O autor, que nasceu em Angola, mas foi naturalizado português, também não consegue acreditar que o ser humano seja repleto de defeitos, como tantos escritores fizeram questão de afirmar. No livro infantil “O Paraíso são os Outros”, Valter Hugo Mãe usa o seu pensamento positivo e criativo para derrubar o aforismo existencialista do filósofo francês Jean-Paul Sartre: “O inferno são os outros”.

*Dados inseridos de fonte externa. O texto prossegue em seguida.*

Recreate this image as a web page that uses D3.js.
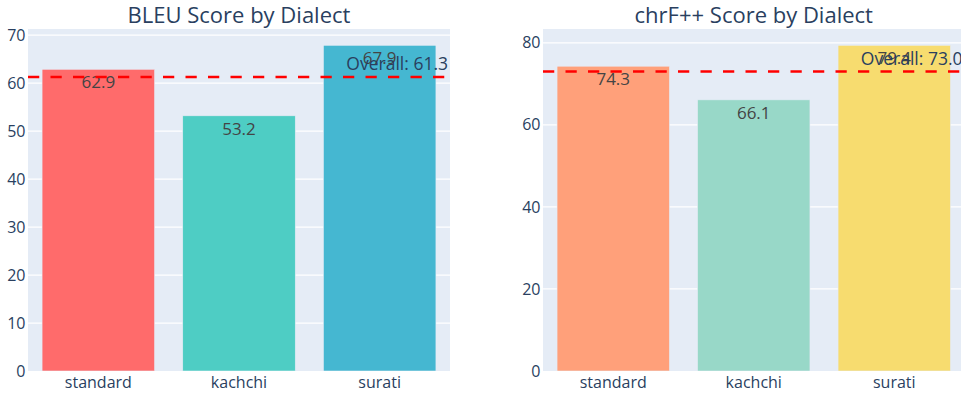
<!DOCTYPE html>
<html>
<head>
<meta charset="utf-8">
<script src="https://cdn.jsdelivr.net/npm/d3@7"></script>
<style>
  html, body { margin: 0; padding: 0; background: #ffffff; }
  svg { display: block; font-family: "Open Sans", verdana, arial, sans-serif; }
</style>
</head>
<body>
<svg id="chart" width="961" height="396"></svg>
<script>
// Dialect categories shared by both panels
const dialects = ["standard", "kachchi", "surati"];

// BLEU scores per dialect and the overall corpus score
const bleuScores = [62.9, 53.2, 67.9];
const bleuOverall = 61.3;
const bleuTicks = [0, 10, 20, 30, 40, 50, 60, 70];
const bleuColors = ["#FF6B6B", "#4ECDC4", "#45B7D1"];

// chrF++ scores per dialect and the overall corpus score
const chrfScores = [74.3, 66.1, 79.4];
const chrfOverall = 73.0;
const chrfTicks = [0, 20, 40, 60, 80];
const chrfColors = ["#FFA07A", "#98D8C8", "#F7DC6F"];

const svg = d3.select("#chart");

const panels = [
  { title: "BLEU Score by Dialect", values: bleuScores, overall: bleuOverall,
    ticks: bleuTicks, colors: bleuColors, x0: 28, x1: 450 },
  { title: "chrF++ Score by Dialect", values: chrfScores, overall: chrfOverall,
    ticks: chrfTicks, colors: chrfColors, x0: 543, x1: 964.5 }
];

const plotTop = 29, plotBottom = 371;
const textColor = "#2a3f5f";
const fontFamily = "'Open Sans', verdana, arial, sans-serif";

panels.forEach((p, i) => {
  const clipId = "clip" + i;
  svg.append("clipPath").attr("id", clipId)
    .append("rect").attr("x", p.x0).attr("y", plotTop)
    .attr("width", p.x1 - p.x0).attr("height", plotBottom - plotTop);

  const x = d3.scaleBand().domain(dialects).range([p.x0, p.x1])
    .paddingInner(0.2).paddingOuter(0.1);
  const y = d3.scaleLinear().domain([0, d3.max(p.values) * 1.05]).range([plotBottom, plotTop]);

  const g = svg.append("g");

  // plot background
  g.append("rect").attr("x", p.x0).attr("y", plotTop)
    .attr("width", p.x1 - p.x0).attr("height", plotBottom - plotTop)
    .attr("fill", "#E5ECF6");

  // horizontal grid lines
  g.append("g").selectAll("line").data(p.ticks.filter(t => t > 0)).join("line")
    .attr("x1", p.x0).attr("x2", p.x1)
    .attr("y1", d => y(d)).attr("y2", d => y(d))
    .attr("stroke", "#ffffff").attr("stroke-width", 1.25);

  // y axis labels
  const yAxis = d3.axisLeft(y).tickValues(p.ticks).tickSize(0).tickPadding(2.5);
  const ya = g.append("g").attr("transform", `translate(${p.x0},0)`).call(yAxis);
  ya.select(".domain").remove();
  ya.selectAll("text").attr("fill", textColor).attr("font-size", 16)
    .attr("font-family", fontFamily);

  // x axis labels
  const xAxis = d3.axisBottom(x).tickSize(0).tickPadding(5.5);
  const xa = g.append("g").attr("transform", `translate(0,${plotBottom})`).call(xAxis);
  xa.select(".domain").remove();
  xa.selectAll("text").attr("fill", textColor).attr("font-size", 16)
    .attr("font-family", fontFamily);

  const data = dialects.map((d, k) => ({ name: d, value: p.values[k], color: p.colors[k] }));

  const inner = g.append("g").attr("clip-path", `url(#${clipId})`);

  // bars
  inner.selectAll("rect.bar").data(data).join("rect")
    .attr("class", "bar")
    .attr("x", d => x(d.name)).attr("width", x.bandwidth())
    .attr("y", d => y(d.value)).attr("height", d => plotBottom - y(d.value))
    .attr("fill", d => d.color)
    .attr("stroke", "#E5ECF6").attr("stroke-width", 0.6);

  // value labels inside the top of each bar
  inner.selectAll("text.val").data(data).join("text")
    .attr("class", "val")
    .attr("x", d => x(d.name) + x.bandwidth() / 2)
    .attr("y", d => y(d.value) + 19)
    .attr("text-anchor", "middle")
    .attr("font-size", 17)
    .attr("fill", "#444444")
    .text(d => d.value.toFixed(1));

  // overall reference line
  inner.append("line")
    .attr("x1", p.x0).attr("x2", p.x1)
    .attr("y1", y(p.overall)).attr("y2", y(p.overall))
    .attr("stroke", "#FF0000").attr("stroke-width", 2.5)
    .attr("stroke-dasharray", "11.25,11.25");

  inner.append("text")
    .attr("x", p.x1 - 2).attr("y", y(p.overall) - 6.5)
    .attr("text-anchor", "end")
    .attr("font-size", 17.5)
    .attr("fill", textColor)
    .text("Overall: " + p.overall.toFixed(1));

  // panel title
  svg.append("text")
    .attr("x", (p.x0 + p.x1) / 2).attr("y", 23)
    .attr("text-anchor", "middle")
    .attr("font-size", 22)
    .attr("fill", textColor)
    .text(p.title);
});
</script>
</body>
</html>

Além dessas ideias menos dogmáticas, Valter Hugo Mãe é ainda um autor diferente pela maneira que escreve. Assim como José Saramago brincava com a pontuação, sem usar as regras gramaticais de maneira convencional, Mãe durante muito tempo publicou livros apenas em letras minúsculas. A possibilidade de ser reduzido apenas a essa característica e o desejo de inovar, fizeram o autor, a partir do livro “O Filho de Mil Homens” adotar as maiúsculas. O seu sobrenome artístico, Mãe, dá outra pista sobre a personalidade do autor: Valter Hugo tem por sua obra um amor condicional, um carinho quase maternal.

A pluralidade de Mário de Carvalho

mário de carvalho

Interessado em literatura desde cedo, Mário de Carvalho se formou em Direito e participou ativamente da vida acadêmica e as organizações estudantis. Para o público, o escritor começou a desenhar as primeiras linhas tarde. O primeiro livro foi lançado quando Carvalho tinha 37 anos. Antes disso, como o próprio afirmou em entrevista, dedicava-se mais a explorar a literatura já existente e a aprender com os clássicos.

O contato com os livros ajudaram Mário de Carvalho a criar um estilo único que, ao mesmo tempo em que a narrativa é moderna, o enredo apresenta registros históricos. Mais do que isso, a obra de Mário de Carvalho é para se emocionar por inteiro, rir e chorar. Extremamente versátil, o autor não adota uma fórmula de sucesso e, por isso, cada livro é uma agradável surpresa.

Mário de Carvalho consegue transitar perfeitamente entre épocas, narrativas e gêneros. Entre suas obras mais conhecidas está “Era uma Vez um Alferes”, que reúne três importantes contos do autor, repletos de reflexões sobre a história recente de Portugal e publicado no Brasil pela Companhia das Letras.